+
AMDG
Goodman Coat of Arms

Goodman's Oak

Miscellaneous Thoughts, Projects, and Ruminations on Life, the Universe, and Everything

The Importance of Undefined Behavior

Donald P. Goodman III 26 Dec 1200 (30 Dec 2016)

C has often been called a language with multiple foot-guns; that is, a language that makes it easy to shoot yourself in the foot. One of those foot-guns is undefined behavior.

When C was being designed, the idea was that it should be easy to port to multiple architectures, which meant that the standard couldn't be too exacting. Obviously, it's pretty exacting; it's a programming language. But it's not too exacting. That makes it much easier to write conforming implementations, and very effectively so; writing and maintaining a fully-functioning C compiler is a feasible goal even for a single programmer, while for most languages the very notion is risible.

However, that does mean that the programmer needs to be aware that the compiler might do something unexpected in certain cases, because the behavior in thse cases is undefined. Keep an eye out for these!

One such undefined issue I just encountered, while revamping some of the build processes for the dozenal suite, specifically that for the dozdc calculator. One of the many functions that dozdc provides is exponeniation; that is, raising one number to the power of another. This is accomplished with the ^, by doing things like the following:

8 2 ^ =

Because dozdc works on a stack, this raises 8 to the power of 2, which gives us 54 (in decimal, 64). When I compiled the program with gcc, as I have since I wrote it many years ago, this function worked perfectly fine. But then, when I compiled it with tcc recently, I got something different: 194 (decimal 256). What gives?

Clearly, what's happening is that rather than returning 8 to the power of 2, it's returning 2 to the power of 8; that is, the wrong way round.
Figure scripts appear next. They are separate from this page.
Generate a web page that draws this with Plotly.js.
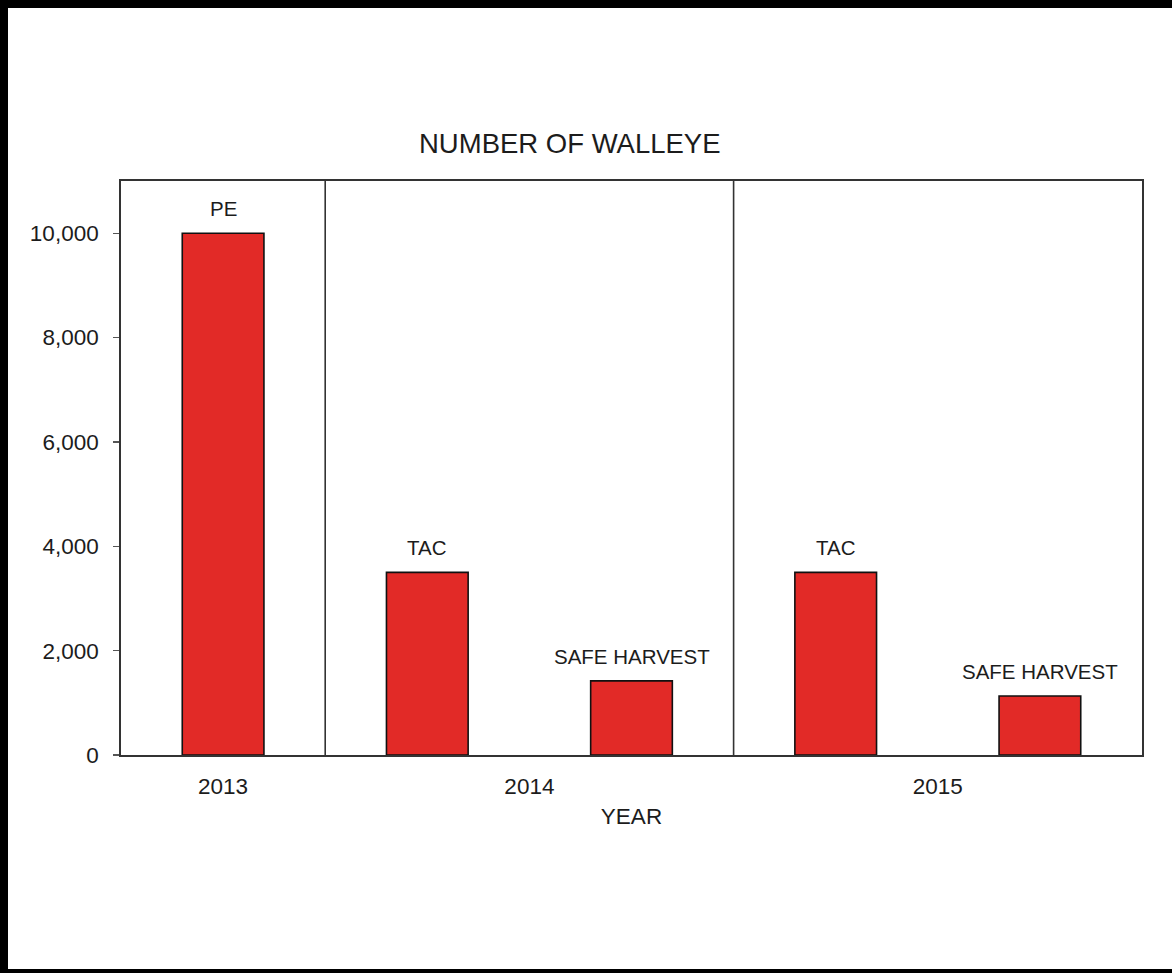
<!DOCTYPE html>
<html>
<head>
<meta charset="utf-8">
<script src="https://cdn.plot.ly/plotly-3.0.1.min.js"></script>
<style>
  html, body { margin: 0; padding: 0; background: #ffffff; }
  #frame { position: absolute; left: 0; top: 0; width: 1172px; height: 973px; box-sizing: border-box;
           border-left: 8px solid #000; border-top: 8px solid #000; border-bottom: 4px solid #000; }
  #chart { position: absolute; left: 0; top: 0; width: 1172px; height: 973px; }
</style>
</head>
<body>
<div id="chart"></div>
<div id="frame"></div>
<script>
// ---- data ----
const barLabels = ["PE", "TAC", "SAFE HARVEST", "TAC", "SAFE HARVEST"];
const barYears  = ["2013", "2014", "2014", "2015", "2015"];
const barValues = [10000, 3500, 1420, 3500, 1130];
const yearLabels = ["2013", "2014", "2015"];
const yTickVals = [0, 2000, 4000, 6000, 8000, 10000];
const yTickText = ["0", "2,000", "4,000", "6,000", "8,000", "10,000"];

// ---- derived ----
const xPos = barLabels.map((_, i) => i);
// year label positions: centre of each year's bars, except single-bar years
const yearPos = yearLabels.map(y => {
  const idx = xPos.filter(i => barYears[i] === y);
  return idx.length === 1 ? idx[0] : (idx[0] + idx[idx.length - 1]) / 2;
});
// dividers between year groups
const dividers = [];
for (let i = 1; i < barYears.length; i++) {
  if (barYears[i] !== barYears[i - 1]) dividers.push(i - 0.5);
}

const font = "Liberation Sans, Arial, sans-serif";
const txt = "#1c1c1c";

const trace = {
  type: "bar",
  x: xPos,
  y: barValues,
  width: 0.4,
  marker: { color: "#e22a27", line: { color: "#111111", width: 1.6 } },
  hoverinfo: "skip",
  showlegend: false
};

const shapes = dividers.map(d => ({
  type: "line", xref: "x", yref: "paper", x0: d, x1: d, y0: 0, y1: 1,
  line: { color: "#333333", width: 1.6 }
}));

const annotations = xPos.map(i => ({
  x: i, y: barValues[i], xref: "x", yref: "y",
  text: barLabels[i], showarrow: false, yanchor: "bottom", yshift: 11,
  font: { family: font, size: 20.5, color: txt }
}));
annotations.push({
  xref: "paper", yref: "paper", x: 0.44, y: 1, yshift: 38, yanchor: "middle",
  text: "NUMBER OF WALLEYE", showarrow: false,
  font: { family: font, size: 27.5, color: txt }
});

const layout = {
  width: 1172, height: 973,
  margin: { l: 121, r: 30, t: 181, b: 218 },
  paper_bgcolor: "rgba(0,0,0,0)",
  plot_bgcolor: "#ffffff",
  font: { family: font, color: txt },
  bargap: 0,
  xaxis: {
    range: [-0.5, 4.5],
    tickvals: yearPos, ticktext: yearLabels,
    ticks: "", showgrid: false, zeroline: false,
    showline: true, mirror: true, linecolor: "#333333", linewidth: 1.8,
    tickfont: { family: font, size: 22.5, color: txt },
    ticklabelstandoff: 10,
    title: { text: "YEAR", font: { family: font, size: 22.5, color: txt }, standoff: 10 }
  },
  yaxis: {
    range: [0, 11000],
    tickvals: yTickVals, ticktext: yTickText,
    ticks: "outside", ticklen: 6, tickcolor: "#555555", tickwidth: 1.2,
    showgrid: false, zeroline: false,
    showline: true, mirror: true, linecolor: "#333333", linewidth: 1.8,
    tickfont: { family: font, size: 22.5, color: txt },
    ticklabelstandoff: 10
  },
  shapes: shapes,
  annotations: annotations
};

Plotly.newPlot("chart", [trace], layout, { staticPlot: true, displayModeBar: false });
</script>
</body>
</html>
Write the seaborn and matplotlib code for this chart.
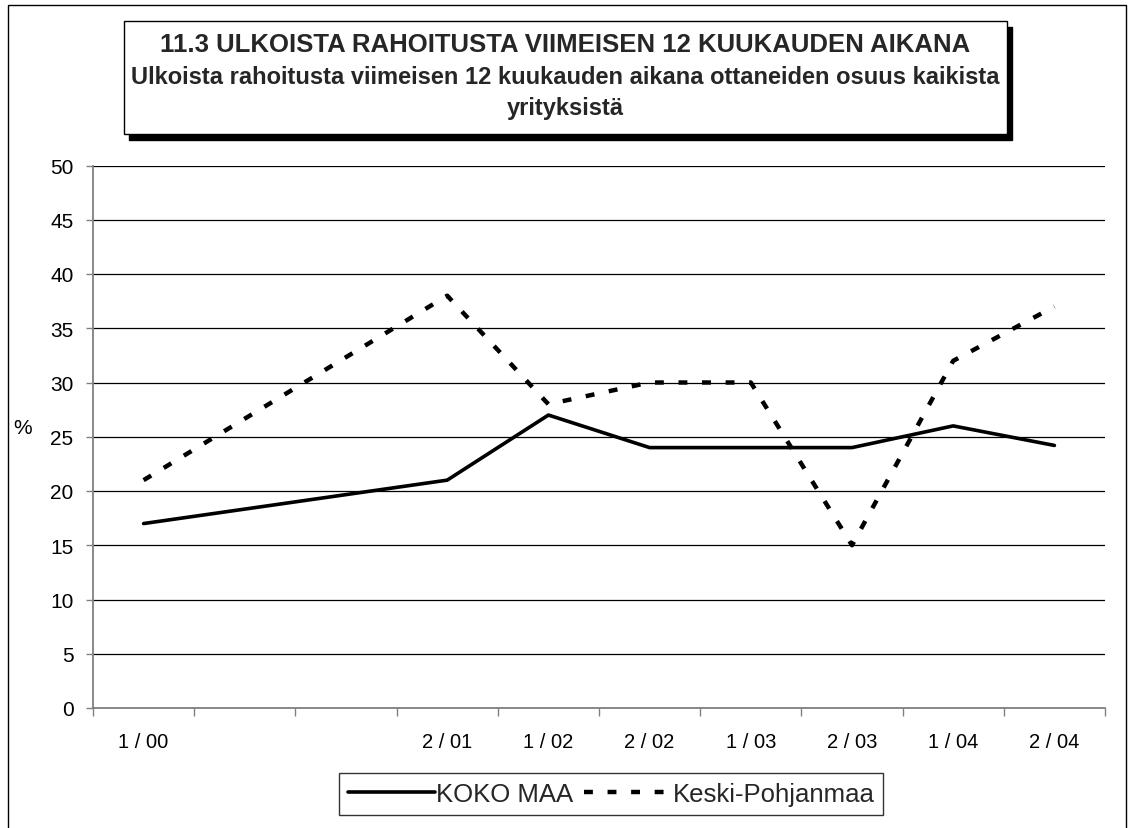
import numpy as np
import pandas as pd
import matplotlib
matplotlib.use("Agg")
import matplotlib.pyplot as plt
from matplotlib.patches import Rectangle
import seaborn as sns

# data (blank categories have no values)
periods = ["1 / 00", "", "", "2 / 01", "1 / 02", "2 / 02", "1 / 03", "2 / 03", "1 / 04", "2 / 04"]
koko_maa = [17, np.nan, np.nan, 21, 27, 24, 24, 24, 26, 24.2]
keski_pohjanmaa = [21, np.nan, np.nan, 38, 28, 30, 30, 15, 32, 37]
series_names = ["KOKO MAA", "Keski-Pohjanmaa"]

title_1 = "11.3 ULKOISTA RAHOITUSTA VIIMEISEN 12 KUUKAUDEN AIKANA"
title_2 = "Ulkoista rahoitusta viimeisen 12 kuukauden aikana ottaneiden osuus kaikista"
title_3 = "yrityksistä"

df = pd.DataFrame({
    "pos": list(range(len(periods))) * 2,
    "value": koko_maa + keski_pohjanmaa,
    "series": [series_names[0]] * len(periods) + [series_names[1]] * len(periods),
})
df = df.dropna()

sns.set_theme(style="white")
plt.rcParams["font.family"] = ["Liberation Sans", "DejaVu Sans"]

W, H = 1133, 829
fig = plt.figure(figsize=(W / 100, H / 100), dpi=100)
ax = fig.add_axes([93 / W, 1 - 709 / H, 1012 / W, (709 - 166.5) / H])

sns.lineplot(data=df, x="pos", y="value", hue="series", style="series",
             palette={series_names[0]: "black", series_names[1]: "black"},
             dashes={series_names[0]: "", series_names[1]: (2, 3.3)},
             legend=False, ax=ax, estimator=None)
ax.lines[0].set_linewidth(2.6)
ax.lines[1].set_linewidth(3.2)

ax.set_xlim(-0.5, len(periods) - 0.5)
ax.set_ylim(0, 50)
ax.set_yticks(range(0, 51, 5))
ax.set_xticks(range(len(periods)))
ax.set_xticklabels(periods)
ax.set_xticks(np.arange(-0.5, len(periods), 1), minor=True)
ax.tick_params(axis="x", which="major", length=0, pad=17, labelsize=14.5, colors="black")
ax.tick_params(axis="x", which="minor", length=6, width=1, color="#808080", direction="out", bottom=True)
ax.tick_params(axis="y", length=5, width=1, color="#808080", direction="out", left=True,
               pad=9, labelsize=15, labelcolor="black")

ax.yaxis.grid(True, color="black", linewidth=0.9)
ax.set_axisbelow(True)
for side in ["top", "right"]:
    ax.spines[side].set_visible(False)
for side in ["left", "bottom"]:
    ax.spines[side].set_color("#808080")
    ax.spines[side].set_linewidth(1.3)

ax.set_xlabel("")
ax.set_ylabel("%", rotation=0, fontsize=15, color="black")
ax.yaxis.set_label_coords(-0.07, 0.5)

# outer chart border
fig.patches.append(Rectangle((7.5 / W, -0.02), (1126 - 7.5) / W, 1.02 - 5.5 / H,
                             transform=fig.transFigure, fill=False,
                             edgecolor="black", linewidth=1))

# title box with shadow
bx0, bx1, by0, by1 = 123.5, 1007, 21.5, 135
fig.patches.append(Rectangle(((bx0 + 5) / W, 1 - (by1 + 6) / H), (bx1 - bx0) / W, (by1 - by0) / H,
                             transform=fig.transFigure, facecolor="black", edgecolor="black"))
fig.patches.append(Rectangle((bx0 / W, 1 - by1 / H), (bx1 - bx0) / W, (by1 - by0) / H,
                             transform=fig.transFigure, facecolor="white",
                             edgecolor="black", linewidth=1))
cx = (bx0 + bx1) / 2 / W
fig.text(cx, 1 - 52.5 / H, title_1, ha="center", va="baseline", fontsize=18.5, fontweight="bold")
fig.text(cx, 1 - 84 / H, title_2, ha="center", va="baseline", fontsize=17, fontweight="bold")
fig.text(cx, 1 - 114.5 / H, title_3, ha="center", va="baseline", fontsize=17, fontweight="bold")

leg = fig.legend(handles=ax.lines[:2], labels=series_names, loc="center",
                 bbox_to_anchor=(611 / W, 1 - 795 / H), ncol=2, fontsize=18.5,
                 frameon=True, fancybox=False, shadow=False, handlelength=3.4,
                 handletextpad=0.05, columnspacing=0.4, borderpad=0.35)
leg.get_frame().set_edgecolor("black")
leg.get_frame().set_linewidth(1)

fig.savefig("out.png", dpi=100, facecolor="white")
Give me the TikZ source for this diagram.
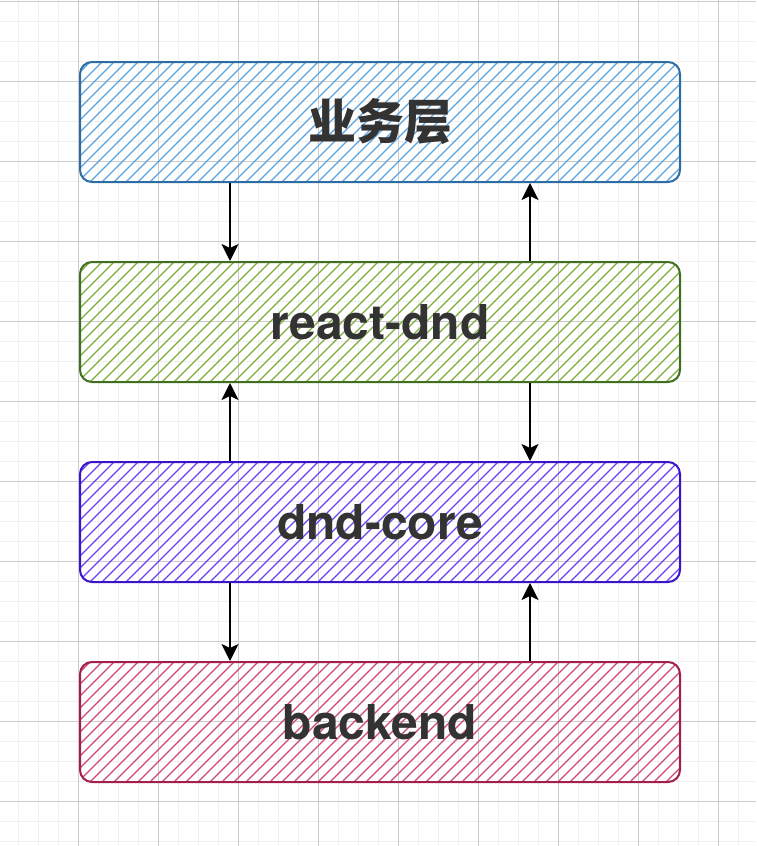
\documentclass[tikz,border=0pt]{standalone}
\usepackage{fontspec}
\setmainfont{TeX Gyre Heros}
\newfontfamily\cjk{Noto Sans CJK SC}
\usetikzlibrary{positioning, arrows.meta}

\definecolor{txt}{HTML}{333333}
\definecolor{bizline}{HTML}{2E6DA4}
\definecolor{bizhatch}{HTML}{5BA3E0}
\definecolor{reactline}{HTML}{3F6F1F}
\definecolor{reacthatch}{HTML}{7DAD3E}
\definecolor{coreline}{HTML}{3A14C8}
\definecolor{corehatch}{HTML}{6A42F2}
\definecolor{backline}{HTML}{A0204A}
\definecolor{backhatch}{HTML}{D0457A}

\tikzset{
    layer/.style={draw=#1line, line width=2pt, rounded corners=12pt,
        minimum width=600pt, minimum height=120pt, text=txt,
        font=\fontsize{48}{56}\selectfont\bfseries,
        path picture={
            \foreach \d in {-440,-428,...,310}
                \draw[#1hatch, line width=1.3pt]
                    ([xshift=\d pt, yshift=-6pt]path picture bounding box.south)
                    -- ++(134pt,134pt);
        }},
    flow/.style={-{Stealth[length=17pt, width=17pt, inset=4pt]}, line width=2pt},
    minor/.style={draw=black!6, line width=1pt},
    major/.style={draw=black!20, line width=1pt}
}

\begin{document}
\begin{tikzpicture}[x=1pt, y=-1pt]
    \useasboundingbox (0,0) rectangle (756,846);
    \fill[white] (0,0) rectangle (756,846);

    % background grid
    \foreach \x in {18,38,...,758} \draw[minor] (\x,0) -- (\x,846);
    \foreach \y in {1,21,...,846} \draw[minor] (0,\y) -- (756,\y);
    \foreach \x in {-2,78,...,758} \draw[major] (\x,0) -- (\x,846);
    \foreach \y in {1,81,...,846} \draw[major] (0,\y) -- (756,\y);

    % layers
    \node[layer=biz]   (biz)  at (380,122) {\cjk 业务层};
    \node[layer=react] (rdnd) at (380,322) {react-dnd};
    \node[layer=core]  (core) at (380,522) {dnd-core};
    \node[layer=back]  (back) at (380,722) {backend};

    % calls between layers
    \draw[flow] ([xshift=-150pt]biz.south)  -- ([xshift=-150pt]rdnd.north);
    \draw[flow] ([xshift=150pt]rdnd.north)  -- ([xshift=150pt]biz.south);
    \draw[flow] ([xshift=-150pt]core.north) -- ([xshift=-150pt]rdnd.south);
    \draw[flow] ([xshift=150pt]rdnd.south)  -- ([xshift=150pt]core.north);
    \draw[flow] ([xshift=-150pt]core.south) -- ([xshift=-150pt]back.north);
    \draw[flow] ([xshift=150pt]back.north)  -- ([xshift=150pt]core.south);
\end{tikzpicture}
\end{document}
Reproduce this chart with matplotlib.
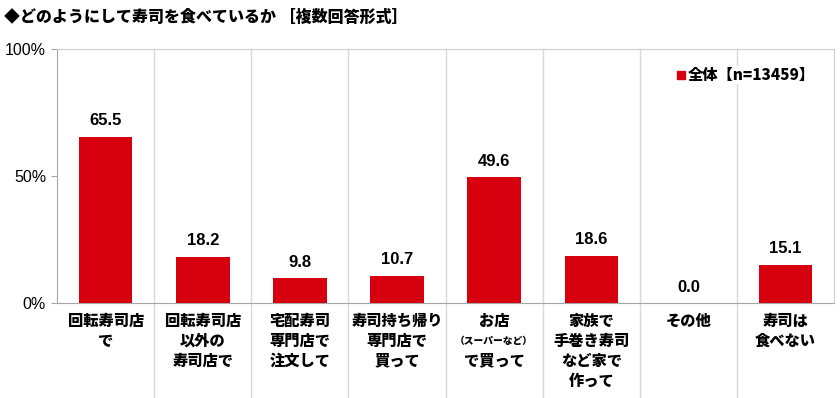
import matplotlib.pyplot as plt
from matplotlib.transforms import blended_transform_factory, offset_copy

plt.rcParams['font.family'] = ['Noto Sans CJK JP', 'DejaVu Sans']

title = '◆どのようにして寿司を食べているか ［複数回答形式］'
legend_label = '全体【n=13459】'

# category labels, line by line ((text, small?) pairs)
categories = [
    [('回転寿司店', False), ('で', False)],
    [('回転寿司店', False), ('以外の', False), ('寿司店で', False)],
    [('宅配寿司', False), ('専門店で', False), ('注文して', False)],
    [('寿司持ち帰り', False), ('専門店で', False), ('買って', False)],
    [('お店', False), ('（スーパーなど）', True), ('で買って', False)],
    [('家族で', False), ('手巻き寿司', False), ('など家で', False), ('作って', False)],
    [('その他', False)],
    [('寿司は', False), ('食べない', False)],
]
values = [65.5, 18.2, 9.8, 10.7, 49.6, 18.6, 0.0, 15.1]
yticks = [0, 50, 100]
ytick_labels = ['0%', '50%', '100%']

bar_color = '#d7000f'
grid_color = '#d9d9d9'

fig = plt.figure(figsize=(8.4, 3.98), dpi=100)
ax = fig.add_axes([0.068, 0.2387, 0.925, 0.6383])

x = list(range(len(values)))
ax.bar(x, values, width=0.55, color=bar_color, zorder=3)
ax.set_xlim(-0.5, len(values) - 0.5)
ax.set_ylim(0, 100)

for xi, v in zip(x, values):
    ax.annotate(f'{v:.1f}', (xi, v), xytext=(0, 6), textcoords='offset points',
                ha='center', va='bottom', fontsize=12, fontweight='bold',
                family=['Liberation Sans', 'DejaVu Sans'], zorder=4)

# separators between categories, running down through the label area
for i in range(1, len(values)):
    ax.plot([i - 0.5, i - 0.5], [1, -0.38], color=grid_color, lw=1,
            transform=blended_transform_factory(ax.transData, ax.transAxes),
            clip_on=False, zorder=1)

trans = blended_transform_factory(ax.transData, ax.transAxes)
for xi, lines in zip(x, categories):
    for j, (txt, small) in enumerate(lines):
        t = offset_copy(trans, fig=fig, x=0, y=-(13 + 14.4 * j), units='points')
        ax.text(xi, 0, txt, transform=t, ha='center', va='center',
                fontsize=7 if small else 11, fontweight='heavy')

ax.set_yticks(yticks)
ax.set_yticklabels(ytick_labels, family=['Liberation Sans', 'DejaVu Sans'], fontsize=11.5)
ax.set_xticks([])
ax.tick_params(axis='y', length=4, color='#a6a6a6', pad=4)

for side in ['left', 'bottom']:
    ax.spines[side].set_color('#a6a6a6')
for side in ['top', 'right']:
    ax.spines[side].set_color('#cfcfcf')

# legend
ax.plot([0.803], [0.897], marker='s', markersize=5.5, color=bar_color,
        transform=ax.transAxes, clip_on=False, zorder=5)
ax.text(0.812, 0.897, legend_label, transform=ax.transAxes, ha='left', va='center',
        fontsize=11, fontweight='heavy', zorder=5,
        bbox=dict(facecolor='white', edgecolor='none', pad=1))

fig.text(0.005, 0.958, title, ha='left', va='center', fontsize=11.5, fontweight='heavy')

fig.savefig('out.png', dpi=100)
What's wrong? Does the tcc compiler somehow put together my stack routines differently? No; all other operations worked fine. It was just this function. So again: what gives?

It's actually rather simple; the ^ function is implemented internally the math.h C library, which contains a function called pow(x,y), which raises x to the power of y. dozdc then pops two numbers from the stack to insert into this pow() function, then pushes the result back onto the stack, pretty directly:

push(pow(pop(),pop()));

Old C hands have undoubtedly seen the problem already: the order of evaluation of function parameters is undefined. In other words, C does not require that the one pop() be done before the other, so different compilers might do them in different orders. That's exactly what happened here.

To use our earlier example, 8 2 ^ =, gcc did just what I expected it to do, and popped the two in the order that produced the result I expected (though, as it turns out, that's actually rightmost first); tcc, on the other hand, popped them the other way around. Neither compiler is wrong; it's undefined behavior, and which they do depends on their internal implementation. But if I want all compilers to handle this the same way, I need to tell it which way I want.

So I made a minor variation on the above:

tmp = pop();
push(pow(pop(),tmp));

Now, the compiler knows that it should pop one value first; then pop another and raise it to the power of the first, and push that result. It will always happen in the right order, regardless of the compiler.

So know your undefined behavior! And make sure your regression tests are thorough; I never would have caught this until later if I didn't have a script to notice it.

Praise be to Christ the King!